The Office of the Superintendent of Financial Institutions (OSFI) highlighted this "payment shock" as a critical risk in its latest financial system risk outlook released on Wednesday. According to OSFI, 76% of outstanding residential mortgages as of February will need renewal by the end of 2026. Particularly concerning are the 15% of mortgages with variable rates but fixed payments. These loans are becoming "negatively amortizing," meaning that borrowers' regular payments no longer cover the full interest costs, causing their principal balances to increase.
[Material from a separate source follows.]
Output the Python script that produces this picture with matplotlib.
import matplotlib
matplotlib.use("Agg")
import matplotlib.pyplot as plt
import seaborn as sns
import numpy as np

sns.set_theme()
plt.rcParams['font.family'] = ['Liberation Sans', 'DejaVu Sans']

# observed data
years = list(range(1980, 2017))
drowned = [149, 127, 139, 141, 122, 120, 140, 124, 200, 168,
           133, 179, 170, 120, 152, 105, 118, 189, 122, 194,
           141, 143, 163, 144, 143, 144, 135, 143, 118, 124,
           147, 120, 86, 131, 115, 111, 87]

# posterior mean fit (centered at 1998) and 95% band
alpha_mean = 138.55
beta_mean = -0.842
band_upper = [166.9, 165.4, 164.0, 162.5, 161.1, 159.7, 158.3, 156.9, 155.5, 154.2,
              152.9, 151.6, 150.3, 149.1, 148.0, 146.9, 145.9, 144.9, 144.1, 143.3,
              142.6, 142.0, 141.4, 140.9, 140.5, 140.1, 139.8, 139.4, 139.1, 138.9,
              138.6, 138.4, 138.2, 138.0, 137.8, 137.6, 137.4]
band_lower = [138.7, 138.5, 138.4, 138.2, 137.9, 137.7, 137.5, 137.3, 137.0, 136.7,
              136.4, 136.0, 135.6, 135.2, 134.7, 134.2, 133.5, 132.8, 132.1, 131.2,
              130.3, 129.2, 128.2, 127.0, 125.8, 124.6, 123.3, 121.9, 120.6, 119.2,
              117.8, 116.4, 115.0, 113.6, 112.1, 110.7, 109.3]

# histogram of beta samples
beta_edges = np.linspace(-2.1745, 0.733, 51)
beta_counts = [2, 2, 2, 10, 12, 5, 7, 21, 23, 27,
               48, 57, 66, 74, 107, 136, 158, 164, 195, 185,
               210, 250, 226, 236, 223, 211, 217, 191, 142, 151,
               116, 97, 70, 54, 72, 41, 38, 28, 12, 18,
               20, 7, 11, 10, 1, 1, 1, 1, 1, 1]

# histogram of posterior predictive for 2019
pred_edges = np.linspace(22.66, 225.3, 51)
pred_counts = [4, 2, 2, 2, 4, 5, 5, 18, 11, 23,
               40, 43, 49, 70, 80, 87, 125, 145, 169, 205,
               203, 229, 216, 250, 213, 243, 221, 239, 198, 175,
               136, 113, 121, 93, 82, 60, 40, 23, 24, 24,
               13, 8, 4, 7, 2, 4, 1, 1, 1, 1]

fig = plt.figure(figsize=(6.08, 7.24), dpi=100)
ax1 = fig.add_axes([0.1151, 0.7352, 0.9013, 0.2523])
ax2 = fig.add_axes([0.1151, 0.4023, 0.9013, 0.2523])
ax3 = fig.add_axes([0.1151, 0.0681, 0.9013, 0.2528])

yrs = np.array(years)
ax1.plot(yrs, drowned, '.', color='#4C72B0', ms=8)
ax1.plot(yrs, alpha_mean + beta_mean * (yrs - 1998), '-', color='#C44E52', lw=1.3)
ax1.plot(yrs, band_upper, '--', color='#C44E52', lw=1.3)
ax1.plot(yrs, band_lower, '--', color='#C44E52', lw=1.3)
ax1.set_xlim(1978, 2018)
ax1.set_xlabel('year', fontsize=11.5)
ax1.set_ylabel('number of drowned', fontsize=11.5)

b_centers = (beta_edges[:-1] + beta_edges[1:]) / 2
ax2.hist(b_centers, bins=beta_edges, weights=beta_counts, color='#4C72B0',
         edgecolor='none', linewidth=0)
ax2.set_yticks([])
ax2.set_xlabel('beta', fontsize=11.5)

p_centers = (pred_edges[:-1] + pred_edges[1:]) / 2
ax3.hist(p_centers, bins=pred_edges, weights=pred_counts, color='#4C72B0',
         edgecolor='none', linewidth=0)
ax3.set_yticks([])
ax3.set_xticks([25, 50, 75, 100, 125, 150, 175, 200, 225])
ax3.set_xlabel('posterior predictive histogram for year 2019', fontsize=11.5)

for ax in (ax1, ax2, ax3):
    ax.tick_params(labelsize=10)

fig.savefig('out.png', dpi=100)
Borrowers facing negative amortization will eventually have to make lump-sum payments or accept much higher monthly payments. OSFI warned that this could lead to more residential mortgage loans falling into arrears or defaults.

High home prices, elevated interest rates, and inflation continue to strain Canadian households. Although the labor market remains relatively strong, any weakness could significantly alter the risk landscape, the report noted.
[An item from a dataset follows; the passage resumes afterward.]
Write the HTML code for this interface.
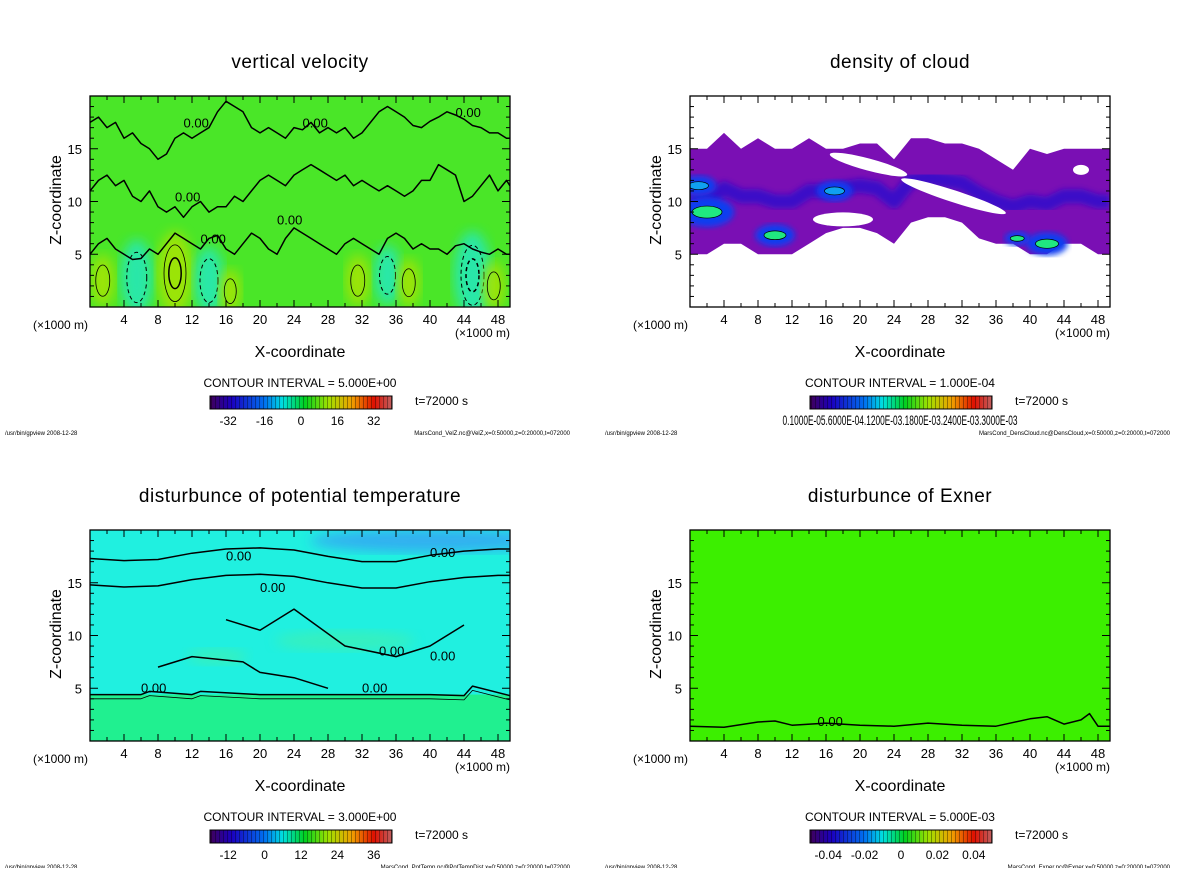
<!DOCTYPE html>
<html><head><meta charset="utf-8">
<style>
body{margin:0;background:#fff;width:1200px;height:868px;overflow:hidden;font-family:"Liberation Sans",sans-serif;}
svg text{font-family:"Liberation Sans",sans-serif;fill:#000;}
</style></head>
<body>
<svg id="fig" width="1200" height="868" xmlns="http://www.w3.org/2000/svg">
<defs>
<filter id="blur3"><feGaussianBlur stdDeviation="3"/></filter>
<filter id="blur6"><feGaussianBlur stdDeviation="6"/></filter>
<linearGradient id="rainbow" x1="0" x2="1">
<stop offset="0" stop-color="#40005a"/><stop offset="0.12" stop-color="#1a00c0"/><stop offset="0.3" stop-color="#0070f0"/><stop offset="0.4" stop-color="#00e0e0"/><stop offset="0.52" stop-color="#00d020"/><stop offset="0.65" stop-color="#a0e000"/><stop offset="0.78" stop-color="#f0a000"/><stop offset="0.9" stop-color="#e01000"/><stop offset="1" stop-color="#c06060"/>
</linearGradient>
<pattern id="stripes" width="4" height="14" patternUnits="userSpaceOnUse"><rect x="3" width="1" height="14" fill="rgba(0,0,0,0.35)"/></pattern>
</defs>
</svg>
<script>
// ---- data arrays ----
const xTicks=[4,8,12,16,20,24,28,32,36,40,44,48];
const zTicks=[5,10,15];
const titles=["vertical velocity","density of cloud","disturbunce of potential temperature","disturbunce of Exner"];
const intervals=["5.000E+00","1.000E-04","3.000E+00","5.000E-03"];
const cbLabelsVel=["-32","-16","0","16","32"];
const cbValsVel=[-32,-16,0,16,32];
const cbLabelsTemp=["-12","0","12","24","36"];
const cbValsTemp=[-12,0,12,24,36];
const cbLabelsEx=["-0.04","-0.02","0","0.02","0.04"];
const cbValsEx=[-0.04,-0.02,0,0.02,0.04];
const footers=["MarsCond_VelZ.nc@VelZ,x=0:50000,z=0:20000,t=072000","MarsCond_DensCloud.nc@DensCloud,x=0:50000,z=0:20000,t=072000","MarsCond_PotTemp.nc@PotTempDist,x=0:50000,z=0:20000,t=072000","MarsCond_Exner.nc@Exner,x=0:50000,z=0:20000,t=072000"];
const velX=[1.5,5.5,10,14,16.5,35,37.5,45,47.5,31.5];
const velZ=[2.5,2.8,3.2,2.5,1.5,3,2.3,3,2,2.5];
const velV=[6,-12,14,-10,4,-8,5,-15,5,6];
// zero-contour profiles for velocity (km)
const velLineX=[0,1,2,3,4,5,6,7,8,9,10,11,12,13,14,15,16,17,18,19,20,21,22,23,24,25,26,27,28,29,30,31,32,33,34,35,36,37,38,39,40,41,42,43,44,45,46,47,48,49,49.4];
const velLineA=[17.5,18,17,17.5,16,16.5,15.5,15,14,14.5,16,16.5,16,16.5,17,18.5,19.5,19,18.5,17,16.5,17,16.5,16,17,16.8,17.5,16.5,17,16.5,17,16,16.5,17.5,18.5,19,18.5,18,17.2,17,17.6,18,18.5,18.2,17.8,17.2,17,16.5,16.5,16,16];
const velLineB=[11,12,12.5,11.5,12,10.5,10,11,9.5,9,9.5,8.5,9.5,10,9,9.5,9.5,10.5,10,11,12,12.5,12,11.5,12.5,13,13.5,13,12.5,12,12.5,11.5,12,11.5,11,11.5,11,10.5,11,12,12,13.5,13,12.5,10,10.5,11.5,12.5,11,12,11.5];
const velLineC=[5,6,6.5,5.5,5,4.5,4.6,5.5,5,6,7,6.5,6,5.5,6.5,6.8,5.5,5,6,7,6.5,5.5,5,6.5,7.5,7,6.5,6,5.5,5,6,6.5,6,5.5,5,6.5,7,6.5,5.5,6,5.5,5.5,5,5.8,6,5.5,5.2,5,5.5,5,5];
const cloudX=[0,2,4,6,8,10,12,14,16,18,20,22,24,26,28,30,32,34,36,38,40,42,44,46,48,49.4];
const cloudTop=[15,15,16.5,15,16,15,15,16,15,15,15.5,15.5,14,16,16,15.5,15.5,15,14,13,15,14.5,15,15,15,15];
const cloudBot=[5,5,6,6,5,5,5,6,7,7.5,7.5,7,6,8,8.5,8.5,8,6.5,6,6,5,5,6,6,5,5];
const coreX=[2,10,42,38.5,1,17];
const coreZ=[9,6.8,6,6.5,11.5,11];
const coreS=[3,2.2,2.3,1.4,2,2];
const ptLowX=[0,6,7,12,13,20,28,36,40,44,45,49.4];
const ptLowZ=[4.4,4.4,4.7,4.4,4.7,4.4,4.4,4.4,4.4,4.3,5.2,4.3];
const ptUpX=[0,4,8,12,16,20,24,28,32,36,40,44,48,49.4];
const ptUpZ=[17.3,17.1,17.2,17.8,18.2,18.3,18.1,17.5,17,17,17.6,18,18.2,18.2];
const exX=[0,4,8,10,12,16,20,24,28,32,36,40,42,44,46,47,48,49.4];
const exZ=[1.4,1.3,1.8,1.9,1.5,1.7,1.5,1.4,1.7,1.5,1.4,2.1,2.3,1.6,2.0,2.6,1.4,1.4];

const NS="http://www.w3.org/2000/svg";
const svg=document.getElementById('fig');
function el(tag,attrs,parent,txt){const e=document.createElementNS(NS,tag);for(const k in attrs)e.setAttribute(k,attrs[k]);if(txt!==undefined)e.textContent=txt;(parent||svg).appendChild(e);return e;}
const panels=[{x:90,y:96},{x:690,y:96},{x:90,y:530},{x:690,y:530}];
const W=420,H=211;

panels.forEach((p,i)=>{
  const g=el('g',{});
  
  
  const sx=x=>p.x+x*8.5, sz=z=>p.y+H-z*10.55;
  const clipId='clip'+i;
  const cp=el('clipPath',{id:clipId},g);el('rect',{x:p.x,y:p.y,width:W,height:H},cp);
  const plot=el('g',{'clip-path':'url(#'+clipId+')'},g);
  
  
  const line=(xs,zs,attrs)=>{const d=xs.map((x,k)=>(k?'L':'M')+sx(x).toFixed(1)+' '+sz(zs[k]).toFixed(1)).join(' ');return el('path',Object.assign({d,fill:'none',stroke:'#000','stroke-width':1.5,'stroke-linejoin':'round'},attrs),plot);};
  if(i===0){
    el('rect',{x:p.x,y:p.y,width:W,height:H,fill:'#4ae628'},plot);
    velX.forEach((x,k)=>{
      const v=velV[k],r=Math.abs(v);
      const c=v>0?'#b0e400':'#20e8c8';
      const e=el('ellipse',{cx:sx(x),cy:sz(velZ[k]),rx:r*0.7+8,ry:r*2+14,fill:c,filter:'url(#blur6)',opacity:0.8},plot);
      
      
      el('ellipse',{cx:sx(x),cy:sz(velZ[k]),rx:r*0.5+4,ry:r*1.6+6,fill:'none',stroke:'#000','stroke-width':v>0?0.8:1,'stroke-dasharray':v>0?'':'4 3'},plot);
      if(r>12) el('ellipse',{cx:sx(x),cy:sz(velZ[k]),rx:r*0.3+2,ry:r*1.1,fill:'none',stroke:'#000','stroke-width':1.5,'stroke-dasharray':v>0?'':'4 3'},plot);
    });
    [velLineA,velLineB,velLineC].forEach(arr=>{const l=line(velLineX,arr,{});});
    [[10,10],[22,7.8],[11,17],[25,17],[43,18],[13,6]].forEach(a=>el('text',{x:sx(a[0]),y:sz(a[1]),'font-size':13},plot,'0.00'));
  } else if(i===1){
    el('rect',{x:p.x,y:p.y,width:W,height:H,fill:'#fff'},plot);
    const top=cloudX.map((x,k)=>sx(x).toFixed(1)+','+sz(cloudTop[k]).toFixed(1));
    const bot=cloudX.map((x,k)=>sx(x).toFixed(1)+','+sz(cloudBot[k]).toFixed(1)).reverse();
    const band=el('polygon',{points:top.concat(bot).join(' '),fill:'#7a0fb4'},plot);
    
    
    line(cloudX,cloudX.map((x,k)=>(cloudTop[k]+cloudBot[k])/2),{stroke:'#3a10c8','stroke-width':14,filter:'url(#blur3)'});
    el('ellipse',{cx:sx(21),cy:sz(13.5),rx:40,ry:6,fill:'#fff',transform:'rotate(15 '+sx(21)+' '+sz(13.5)+')'},plot);
    el('ellipse',{cx:sx(31),cy:sz(10.5),rx:55,ry:6,fill:'#fff',transform:'rotate(18 '+sx(31)+' '+sz(10.5)+')'},plot);
    el('ellipse',{cx:sx(18),cy:sz(8.3),rx:30,ry:7,fill:'#fff'},plot);
    el('ellipse',{cx:sx(46),cy:sz(13),rx:8,ry:5,fill:'#fff'},plot);
    coreX.forEach((x,k)=>{
      const s=coreS[k];
      const c=el('ellipse',{cx:sx(x),cy:sz(coreZ[k]),rx:s*9,ry:s*5,fill:'#0a3cf0',filter:'url(#blur3)'},plot);
      
      
      el('ellipse',{cx:sx(x),cy:sz(coreZ[k]),rx:s*5,ry:s*2,fill:k<4?'#20e880':'#10a0f0',stroke:'#000','stroke-width':0.7},plot);
    });
  } else if(i===2){
    el('rect',{x:p.x,y:p.y,width:W,height:H,fill:'#20f0e0'},plot);
    el('rect',{x:p.x,y:sz(4.4),width:W,height:60,fill:'#20f090'},plot);
    el('ellipse',{cx:sx(40),cy:sz(19),rx:120,ry:12,fill:'#30b0f0',filter:'url(#blur6)'},plot);
    el('ellipse',{cx:sx(30),cy:sz(9.5),rx:70,ry:10,fill:'#40f0b0',filter:'url(#blur6)',opacity:0.7},plot);
    el('ellipse',{cx:sx(15),cy:sz(8),rx:30,ry:8,fill:'#40f0b0',filter:'url(#blur6)',opacity:0.7},plot);
    const l=line(ptLowX,ptLowZ,{});
    
    
    line(ptLowX,ptLowZ.map(z=>z-0.4),{'stroke-width':0.8});
    const u=line(ptUpX,ptUpZ,{});
    
    
    line(ptUpX,ptUpZ.map(z=>z-2.5),{});
    line([16,20,24,30,36,40,44],[11.5,10.5,12.5,9,8,9,11],{});
    line([8,12,18,20,24,28],[7,8,7.5,6.5,6,5],{});
    [[6,5],[32,5],[16,17.5],[40,17.8],[20,14.5],[34,8.5],[40,8]].forEach(a=>el('text',{x:sx(a[0]),y:sz(a[1])+4,'font-size':13},plot,'0.00'));
  } else {
    el('rect',{x:p.x,y:p.y,width:W,height:H,fill:'#3cef00'},plot);
    const l=line(exX,exZ,{});
    
    
    el('text',{x:sx(15),y:sz(1.8)+4,'font-size':13},plot,'0.00');
  }
  const fr=el('rect',{x:p.x,y:p.y,width:W,height:H,fill:'none',stroke:'#000','stroke-width':1.3},g);
  
  
  for(let x=2;x<50;x+=2){const L=x%4===0?7:4;el('line',{x1:sx(x),x2:sx(x),y1:p.y+H,y2:p.y+H-L,stroke:'#000'},g);el('line',{x1:sx(x),x2:sx(x),y1:p.y,y2:p.y+L,stroke:'#000'},g);}
  for(let z=1;z<20;z++){const L=z%5===0?8:4;el('line',{x1:p.x,x2:p.x+L,y1:sz(z),y2:sz(z),stroke:'#000'},g);el('line',{x1:p.x+W,x2:p.x+W-L,y1:sz(z),y2:sz(z),stroke:'#000'},g);}
  xTicks.forEach(x=>{const t=el('text',{x:sx(x),y:p.y+H+17,'font-size':13,'text-anchor':'middle'},g,String(x));});
  zTicks.forEach(z=>{const t=el('text',{x:p.x-8,y:sz(z)+5,'font-size':13,'text-anchor':'end'},g,String(z));});
  el('text',{x:p.x-57,y:p.y+H+22,'font-size':12},g,'(×1000 m)');
  el('text',{x:p.x+365,y:p.y+H+30,'font-size':12},g,'(×1000 m)');
  const xl=el('text',{x:p.x+210,y:p.y+H+50,'font-size':16,'text-anchor':'middle'},g,'X-coordinate');
  
  const yl=el('text',{x:0,y:0,'font-size':16,'text-anchor':'middle',transform:'translate('+(p.x-29)+','+(p.y+104)+') rotate(-90)'},g,'Z-coordinate');
  
  const tt=el('text',{x:p.x+210,y:p.y-28,'font-size':19,'text-anchor':'middle','letter-spacing':'0.5'},g,titles[i]);
  
  const ci=el('text',{x:p.x+210,y:p.y+H+80,'font-size':12,'text-anchor':'middle'},g,'CONTOUR INTERVAL = '+intervals[i]);
  
  const cbx=p.x+120,cby=p.y+H+89,cbw=182,cbh=13;
  const cb=el('rect',{x:cbx,y:cby,width:cbw,height:cbh,fill:'url(#rainbow)',stroke:'#000'},g);
  
  el('rect',{x:cbx,y:cby,width:cbw,height:cbh,fill:'url(#stripes)'},g);
  el('text',{x:p.x+325,y:p.y+H+98,'font-size':12},g,'t=72000 s');
  const labs=[cbLabelsVel,null,cbLabelsTemp,cbLabelsEx][i];
  const vals=[cbValsVel,null,cbValsTemp,cbValsEx][i];
  if(labs){
    const lo=[-40,0,-18,-0.05][i],hi=[40,0,42,0.05][i];
    labs.forEach((s,k)=>el('text',{x:cbx+(vals[k]-lo)/(hi-lo)*cbw,y:cby+29,'font-size':12,'text-anchor':'middle'},g,s));
  } else {
    el('text',{x:cbx+90,y:cby+29,'font-size':14,'text-anchor':'middle','textLength':235,'lengthAdjust':'spacingAndGlyphs'},g,'0.1000E-05.6000E-04.1200E-03.1800E-03.2400E-03.3000E-03');
  }
  el('text',{x:p.x-85,y:p.y+H+128,'font-size':6},g,'/usr/bin/gpview   2008-12-28');
  el('text',{x:p.x+480,y:p.y+H+128,'font-size':6,'text-anchor':'end'},g,footers[i]);
});
</script>
</body></html>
The Bank of Canada’s benchmark overnight lending rate has been at 5% since last July, the highest in over 20 years. This rate affects many Canadians with mortgages tied to the central-bank rate, prolonging their financial difficulties as long as rates remain elevated.

Peter Routledge, the superintendent of financial institutions, compared the issue of variable-rate mortgages with fixed payments to a “mouse in the snake” — a significant problem that banks are slowly digesting but which still poses substantial risks.

“The good news is that banks and Canadians are managing that problem early, and part of the reason we’ve been vocal about it is to prompt a bit of early action,” Routledge said in a recent interview.

The OSFI report also raised concerns about security risks from hostile foreign actors and issues related to wholesale credit and liquidity. To address these threats, the regulator plans to establish a new group focused on ensuring financial institutions mitigate risks to national security, including fraud and money laundering.